I've always had an all wheel drive softy plus a low range 4wd up until now. I used to like taking the softies to many of the places the 4wd could go, and they'll mostly go there but there's a lot of scrapes and under carriage crashes along the way and they can really struggle on anything steep. In a lot of cases on steeper rocky fire trails you can't crawl like you would in low range, you have to hit it a bit harder to get some momentum which causes more scrapes and crashes.
Sorry, I can't recall having an Outlander on a trip. I've had the likes of Rav4, CRV, Sportage, Sorrento, Tribute, CX5 and others I'm sure. Most lack either a centre diff or a decent awd system and most have wheels and tyres that aren't suited to anything worse than a gravel road. To be fair, most were also driven by noobs who thought they had bought a 4wd and ended up very disappointed. :) If the Outlander centre diff stays locked and you can get a 65 profile AT tyre that will fit then I reckon it may be ok.
 

linuxfan66

Active Member

so your saying this was faked...joke

seriously though depending on what you mean by offloading the outlander is better than the forester. techincally the best softroader (ive seen) honda passport. the bronco sport aint bad either. sadly neither of them are sold here. the passport is superior to the forester in every way....
 

cam04

Well-Known Member
I’ll just leave these here.





I have had a few subarus and currently have the new forester, and we have had it in some ‘fun’ places.
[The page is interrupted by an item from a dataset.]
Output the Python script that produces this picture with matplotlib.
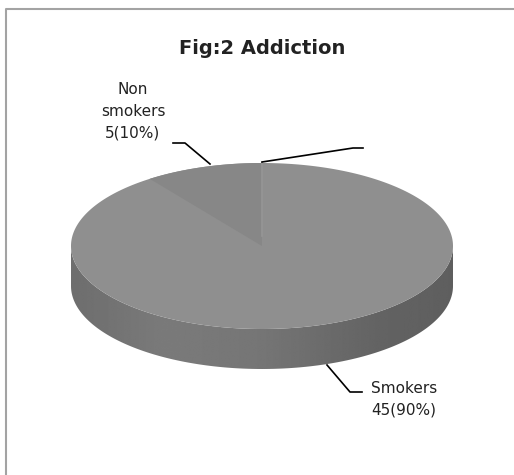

If anybody in an outlander would like to play, and if the wife lets me haha (her car) I’ll gladly meet up anywhere. I don’t know about the Mitsubishi but the Subaru is getting panel damage before it is stopping. Been there, done that, repaired the damage, hence why she might not want me to play in it. I’ve seen some atrocious testers drive these suvs and they can make them look as good or as bad as you like. Like any suv, setting the electronics correctly is most of the battle these days.
The Sube isn’t our primary 4wd but I’d happily take it around Oz, doing national parks and outback tracks along the way. It is by no means hardcore, but it isn’t going to lie down to an outlander either. They have 220mm clearance from factory (triton mentioned above has 190mm for comparison), and Ironman have a full long travel 2” lift kit available. Payload is up to 700kg. With the lift and some tyres there isn’t many places you wouldn’t take one. Having said all that if I was after a primary tourer, it would be neither the sube nor the Outlander but I have different needs and wants.